Start of Data to use

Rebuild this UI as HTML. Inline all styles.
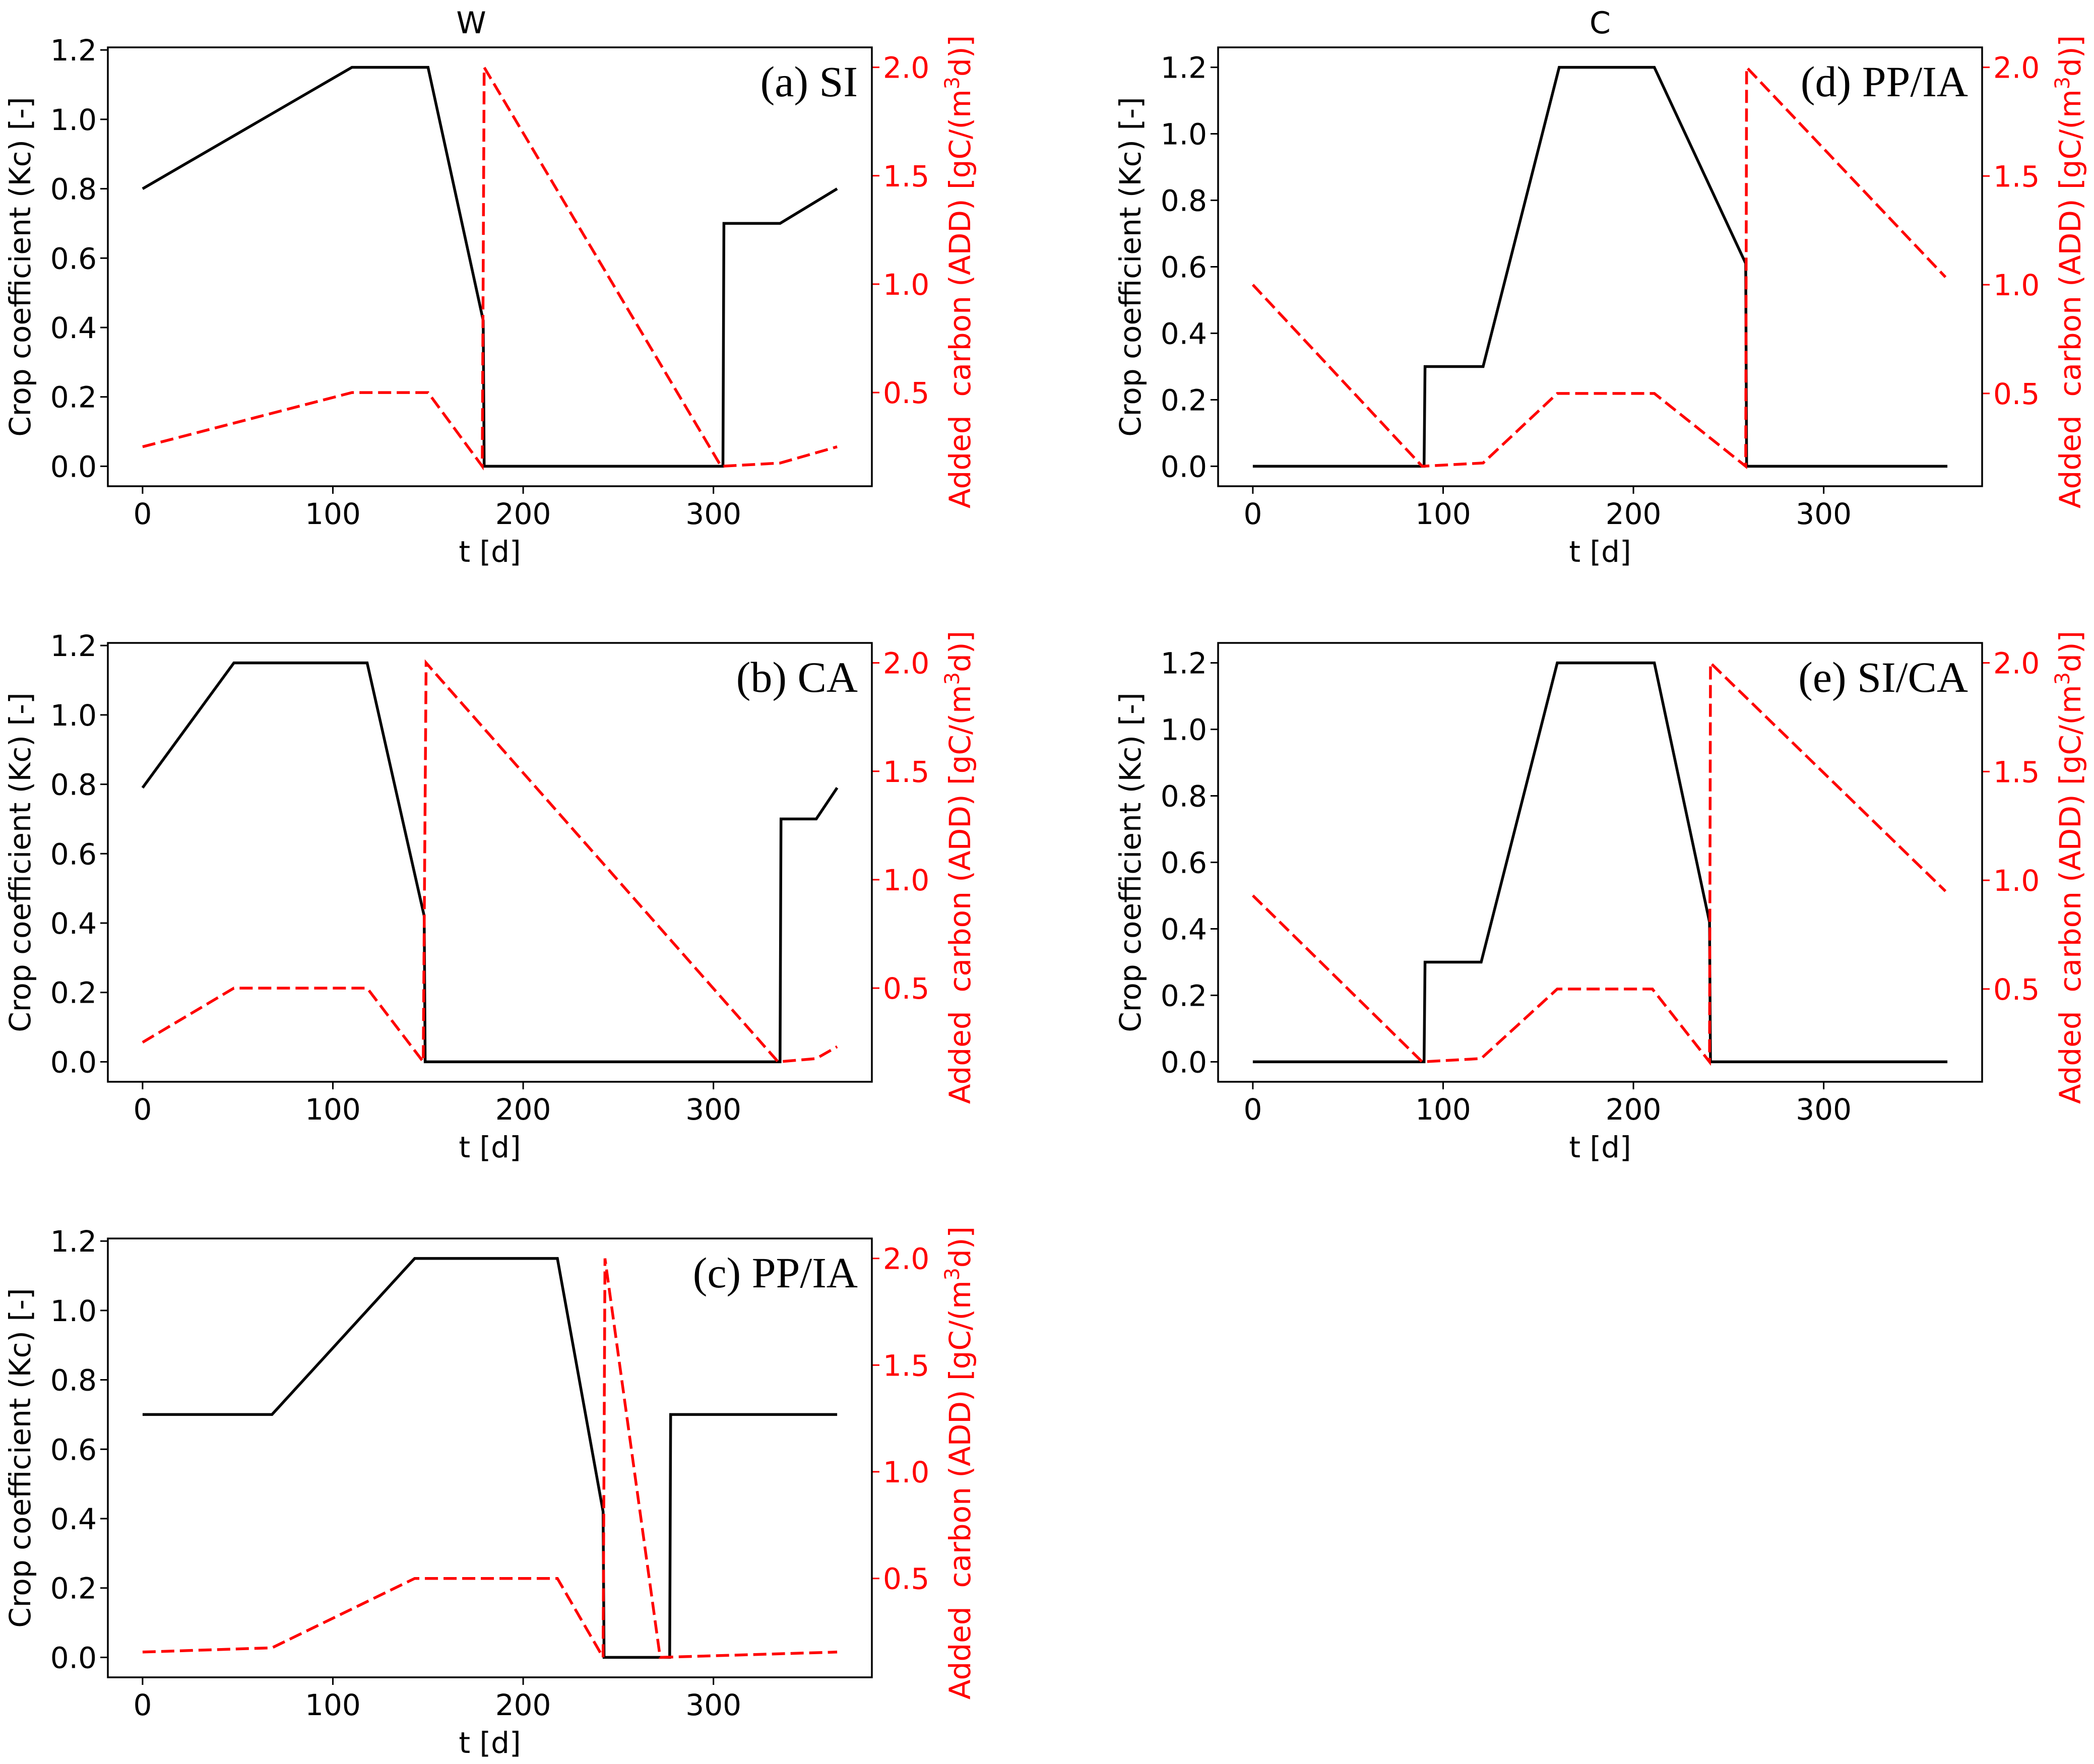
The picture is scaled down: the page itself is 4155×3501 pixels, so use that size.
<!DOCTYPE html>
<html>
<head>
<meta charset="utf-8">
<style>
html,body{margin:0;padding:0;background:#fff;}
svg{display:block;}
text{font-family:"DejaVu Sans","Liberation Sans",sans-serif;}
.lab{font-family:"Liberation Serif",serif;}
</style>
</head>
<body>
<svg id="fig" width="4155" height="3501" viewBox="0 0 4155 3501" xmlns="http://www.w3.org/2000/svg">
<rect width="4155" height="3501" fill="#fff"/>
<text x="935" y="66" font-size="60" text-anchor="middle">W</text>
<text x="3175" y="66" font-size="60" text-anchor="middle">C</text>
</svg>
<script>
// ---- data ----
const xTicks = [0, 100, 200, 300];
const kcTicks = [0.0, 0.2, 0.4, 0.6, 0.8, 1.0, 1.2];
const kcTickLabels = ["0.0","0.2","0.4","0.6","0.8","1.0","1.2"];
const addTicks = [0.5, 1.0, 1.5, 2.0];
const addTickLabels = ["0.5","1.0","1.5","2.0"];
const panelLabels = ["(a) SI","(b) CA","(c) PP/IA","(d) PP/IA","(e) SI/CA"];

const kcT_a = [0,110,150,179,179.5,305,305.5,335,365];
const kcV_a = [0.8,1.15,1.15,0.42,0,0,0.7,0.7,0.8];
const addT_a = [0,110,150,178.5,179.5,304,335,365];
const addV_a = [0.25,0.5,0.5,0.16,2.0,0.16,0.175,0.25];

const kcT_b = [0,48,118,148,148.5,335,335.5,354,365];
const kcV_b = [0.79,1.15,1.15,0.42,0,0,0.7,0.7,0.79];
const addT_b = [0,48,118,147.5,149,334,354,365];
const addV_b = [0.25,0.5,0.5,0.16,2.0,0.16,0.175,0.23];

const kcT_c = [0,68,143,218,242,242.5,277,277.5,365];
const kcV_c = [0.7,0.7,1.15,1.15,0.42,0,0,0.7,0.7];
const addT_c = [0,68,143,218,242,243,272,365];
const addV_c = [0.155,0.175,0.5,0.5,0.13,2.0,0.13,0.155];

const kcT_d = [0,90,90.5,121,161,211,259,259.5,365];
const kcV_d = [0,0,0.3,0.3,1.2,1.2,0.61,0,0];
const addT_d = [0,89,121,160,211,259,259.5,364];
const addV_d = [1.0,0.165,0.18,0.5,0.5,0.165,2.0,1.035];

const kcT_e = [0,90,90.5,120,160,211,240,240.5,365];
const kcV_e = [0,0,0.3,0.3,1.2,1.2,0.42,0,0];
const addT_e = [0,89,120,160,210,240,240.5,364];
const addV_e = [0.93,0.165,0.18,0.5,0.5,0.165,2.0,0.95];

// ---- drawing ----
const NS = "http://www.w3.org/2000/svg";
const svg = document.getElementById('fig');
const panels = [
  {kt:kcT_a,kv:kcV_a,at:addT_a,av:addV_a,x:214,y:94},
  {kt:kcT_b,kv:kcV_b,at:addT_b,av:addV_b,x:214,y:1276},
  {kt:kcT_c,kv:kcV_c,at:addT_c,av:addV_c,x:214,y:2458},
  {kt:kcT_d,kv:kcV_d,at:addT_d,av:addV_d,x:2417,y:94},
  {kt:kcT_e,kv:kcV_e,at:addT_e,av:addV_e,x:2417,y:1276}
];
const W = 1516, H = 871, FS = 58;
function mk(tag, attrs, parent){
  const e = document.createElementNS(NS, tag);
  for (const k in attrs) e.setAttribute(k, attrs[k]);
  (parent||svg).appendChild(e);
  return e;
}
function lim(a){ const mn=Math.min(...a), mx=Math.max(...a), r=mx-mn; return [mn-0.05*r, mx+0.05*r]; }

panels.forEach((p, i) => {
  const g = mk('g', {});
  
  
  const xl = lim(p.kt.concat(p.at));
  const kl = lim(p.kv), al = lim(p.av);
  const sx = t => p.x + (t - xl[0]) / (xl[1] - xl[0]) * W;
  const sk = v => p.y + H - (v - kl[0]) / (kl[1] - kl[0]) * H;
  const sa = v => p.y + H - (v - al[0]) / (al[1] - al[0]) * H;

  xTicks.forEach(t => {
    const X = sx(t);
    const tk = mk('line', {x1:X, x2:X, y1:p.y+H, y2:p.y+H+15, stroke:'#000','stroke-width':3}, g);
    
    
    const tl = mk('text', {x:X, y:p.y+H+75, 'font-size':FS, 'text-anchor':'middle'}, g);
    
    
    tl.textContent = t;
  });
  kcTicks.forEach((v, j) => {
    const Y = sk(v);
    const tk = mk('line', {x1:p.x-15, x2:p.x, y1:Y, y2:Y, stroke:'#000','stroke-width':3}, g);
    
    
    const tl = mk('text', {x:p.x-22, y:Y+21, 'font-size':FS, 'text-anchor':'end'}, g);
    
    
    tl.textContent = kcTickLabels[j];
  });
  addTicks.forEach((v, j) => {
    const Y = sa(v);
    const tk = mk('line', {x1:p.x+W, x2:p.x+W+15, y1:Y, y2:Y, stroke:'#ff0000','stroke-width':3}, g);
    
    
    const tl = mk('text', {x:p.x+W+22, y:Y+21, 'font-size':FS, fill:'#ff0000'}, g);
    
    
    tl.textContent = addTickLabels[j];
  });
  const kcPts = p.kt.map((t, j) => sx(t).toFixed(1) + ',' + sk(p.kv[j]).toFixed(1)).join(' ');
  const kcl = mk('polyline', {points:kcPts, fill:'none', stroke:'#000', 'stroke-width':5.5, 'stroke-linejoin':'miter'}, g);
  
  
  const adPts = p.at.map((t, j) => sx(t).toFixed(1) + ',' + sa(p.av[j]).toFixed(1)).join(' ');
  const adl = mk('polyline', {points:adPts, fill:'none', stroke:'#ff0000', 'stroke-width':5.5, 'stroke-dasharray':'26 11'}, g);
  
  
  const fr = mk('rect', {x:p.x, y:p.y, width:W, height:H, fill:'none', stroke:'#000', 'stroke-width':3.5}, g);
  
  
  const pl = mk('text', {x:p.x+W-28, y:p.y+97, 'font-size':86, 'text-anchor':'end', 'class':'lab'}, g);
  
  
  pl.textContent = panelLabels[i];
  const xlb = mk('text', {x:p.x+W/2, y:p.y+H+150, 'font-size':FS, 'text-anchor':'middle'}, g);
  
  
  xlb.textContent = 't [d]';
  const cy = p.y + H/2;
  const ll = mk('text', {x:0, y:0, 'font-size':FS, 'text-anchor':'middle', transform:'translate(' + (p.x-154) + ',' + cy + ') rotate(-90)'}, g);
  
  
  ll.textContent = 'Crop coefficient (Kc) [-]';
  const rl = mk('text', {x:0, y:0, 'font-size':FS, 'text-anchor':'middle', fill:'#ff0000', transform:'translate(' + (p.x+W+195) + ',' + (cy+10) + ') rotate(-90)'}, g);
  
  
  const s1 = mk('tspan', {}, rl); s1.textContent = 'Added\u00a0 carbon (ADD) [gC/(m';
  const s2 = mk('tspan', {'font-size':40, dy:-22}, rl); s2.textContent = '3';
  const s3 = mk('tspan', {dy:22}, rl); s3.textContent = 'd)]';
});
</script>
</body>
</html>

End of Data to use
Start of Data to use

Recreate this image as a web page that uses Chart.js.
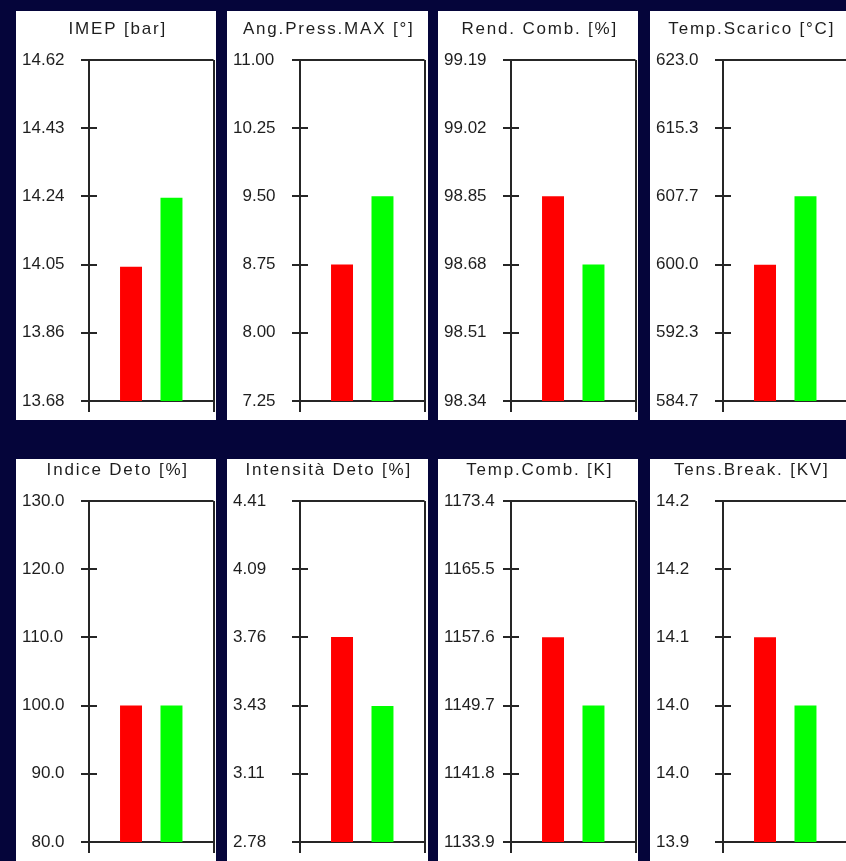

End of Data to use

Objective
Look back over the material above and state how many lines hold the word "that". Write the number and nothing else.

Result of the exercise
2